Общий метод А. контрастен т. наз. «строгим» (т. е. ориентирующимся на естественно — научную парадигму) гуманитарным методам типа структурализма или формализма. Не менее контрастен он и легализованному постмодернистской эпохой субъективной произвольности. Язык его исследований — не специальный сциентистский диалект с характерными ключевыми словами — идеями типа бахтинской «полифонии». Терминологичность языка А. невысока: его слово — «человеческое слово», риторически обработанное и семантически углубленное, причем углубленное не столько его этимологией (как это привычно для мысли XX века), сколько его историей: традицией его философского и богословского узуса. «Строгость» языка А. состоит в огромной взыскательности при употреблении «больших слов», «слов культуры» (таких, как «любовь»), в очищении их от бытовых и беллетристических искажений и уплощений.
В строе мысли А. живет аристотелевская школа: путь, который он обыкновенно избирает, — это путь равноудаленный от двух ложных крайностей. Так, метод его герменевтики равно противостоит двум полюсам: наивной модернизации текстов других культур — и «ученому» отчужденному описанию их радикальной «другости». Его позиция относительно прозрачности человеческой мысли других эпох и культур для нашего современника оптимистична: человек в приципе обладает ресурсами понимания человеческого в самых разных формах. Однако такое понимание не само собой разумеется и требует от воспринимающего значительного труда, и не только труда эрудиции, но и своего рода «самопознания», обнаружения в собственной умственной и духовной данности того, что «отзовется» древнему автору, расширения навыков ума и чувства. Отношения с исследуемой мыслью и текстом А. описывает как диалог, «собеседование». Изложение обретенного смысла он тж. строит как «собеседование», диалог с читателем. Призвание просветителя для А. — не второе, дополнительное к собственно ученой, эвристической работе; оно входит в саму работу мысли как ее энтелехия. А. мыслит для своего современника, в ответ на вопрос своего времени. Его метод, по аналогии с термином П. Тиллиха, можно назвать методом отвечающей мысли. В круг вопросов, на которые она отвечает, входит и политическая реальность, понятая по — аристотелевски глубоко. В политической мысли А. заметны две основных интенции: интенция солидарности, представление о человеке, который реализует свою человечность в другом и других, в общении, в обществе, в гражданстве — и не менее сильная интенция радикального нонконформизма.

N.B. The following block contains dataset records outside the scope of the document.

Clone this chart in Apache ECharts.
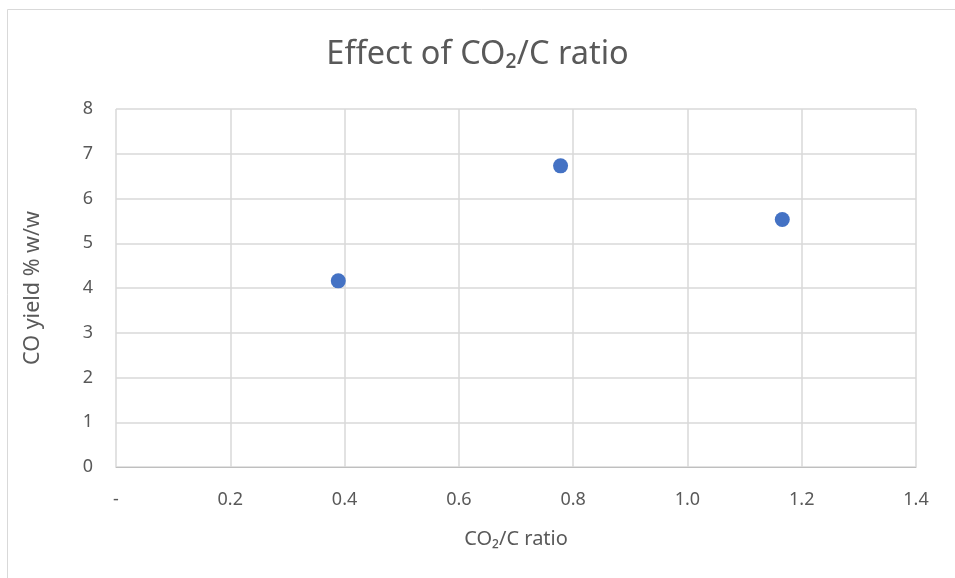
<!DOCTYPE html>
<html>
<head>
<meta charset="utf-8">
<script src="https://cdn.jsdelivr.net/npm/echarts@6/dist/echarts.min.js"></script>
<style>html,body{margin:0;padding:0;background:#fff}#c{width:955px;height:578px}</style>
</head>
<body>
<div id="c"></div>
<script>
const ratios = [0.389, 0.778, 1.166];
const coYield = [4.16, 6.73, 5.53];
const xTickLabels = ['-', '0.2', '0.4', '0.6', '0.8', '1.0', '1.2', '1.4'];
const yTickLabels = ['0', '1', '2', '3', '4', '5', '6', '7', '8'];

const font = 'Noto Sans';
const txt = '#595959';
const chart = echarts.init(document.getElementById('c'));
chart.setOption({
  backgroundColor: '#fff',
  graphic: [{
    type: 'rect', silent: true, z: -1,
    shape: {x: 7.5, y: 9.5, width: 1200, height: 1200},
    style: {fill: 'none', stroke: '#D9D9D9', lineWidth: 1}
  }],
  title: {
    text: 'Effect of CO\u2082/C ratio',
    left: 'center', top: 33,
    textStyle: {fontFamily: font, fontSize: 32.5, fontWeight: 'normal', color: txt}
  },
  grid: {left: 116, right: 39, top: 109, bottom: 111},
  xAxis: {
    type: 'value', min: 0, max: 1.4, interval: 0.2,
    name: 'CO\u2082/C ratio', nameLocation: 'middle', nameGap: 62,
    nameTextStyle: {fontFamily: font, fontSize: 20, color: txt},
    axisLine: {show: true, lineStyle: {color: '#BFBFBF', width: 1}},
    axisTick: {show: false},
    axisLabel: {
      fontFamily: font, fontSize: 18, color: txt, margin: 24,
      formatter: (v) => xTickLabels[Math.round(v / 0.2)]
    },
    splitLine: {show: true, lineStyle: {color: '#D9D9D9', width: 1.5}}
  },
  yAxis: {
    type: 'value', min: 0, max: 8, interval: 1,
    name: 'CO yield % w/w', nameLocation: 'middle', nameGap: 72,
    nameTextStyle: {fontFamily: font, fontSize: 21.5, color: txt},
    axisLine: {show: false},
    axisTick: {show: false},
    axisLabel: {
      fontFamily: font, fontSize: 18, color: txt, margin: 23,
      formatter: (v) => yTickLabels[Math.round(v)]
    },
    splitLine: {show: true, lineStyle: {color: '#D9D9D9', width: 1.5}}
  },
  series: [{
    type: 'scatter',
    data: ratios.map((x, i) => [x, coYield[i]]),
    symbol: 'circle', symbolSize: 15,
    itemStyle: {color: '#4472C4', opacity: 1}
  }]
});
</script>
</body>
</html>
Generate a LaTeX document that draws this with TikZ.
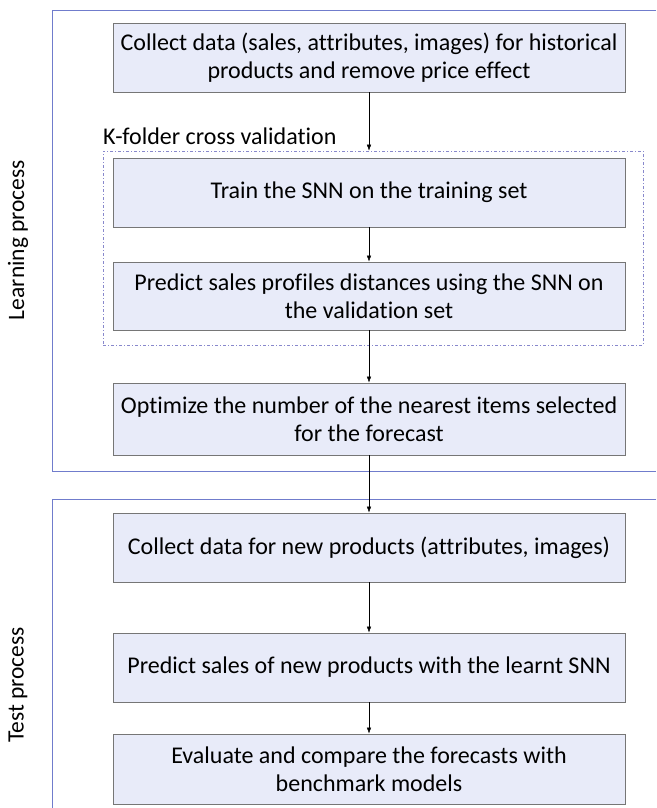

Апостольский совет «не сообразоваться духу века сего» вначале означал для А. сопротивление атеистическому и контркультурному режиму советских лет — и затем такое решительное несогласие с духом другого, всемирного времени, постмодернистского, потребительского, все более герметически замкнутого от всего «несоциального» и не менее, чем советское (хотя и на других основаниях) контркультурного.
Одним из основных образов А. можно назвать «перекресток» (ср. «На перекрестке традиций»): скрещение разных культурных традиций, разных эпох; соединение интуитивного и рационального, образного и логического, истин веры и истин разума, «родного и вселенского». Самым простым и поверхностным образом новизну мысли А. можно уловить как негативную: ср. ее несовпадение ни с одним из полюсов традиционного для России разделения на “западников” и “славянофилов” (иначе, “почвенников” и “космополитов”, “мистиков” и “рационалистов” и т. п.), а также целого ряда других противоположностей: “интуитивистов” и “логицистов”, “романтиков” и “скептиков”, “модернистов” и “консерваторов”, “гностиков” и “агностиков”, “индивидуалистов” и “соборян”, “фундаменталистов” и “либералов”; иследователей поэзии, идущих от “человека” (биографии, психологии, исторических обстоятельств) — и тех, кто ограничивается “текстом” и “текстами”. Любимый исследовательский сюжет Аверинцева — встреча (начиная с первой встречи, Греции и Рима, в его “Плутархе”). Встреча контрастных традиций, времен, возможностей. В письме А. эта встреча реализуется как одновременная работа образного и понятийного слова, аналитического рассмотрения вещей и созерцания их целого, здравого смысла и поэтического изумления, прояснения вещей — и очерчивания той зоны смысловой глубины, которая последнему прояснению не подлежит.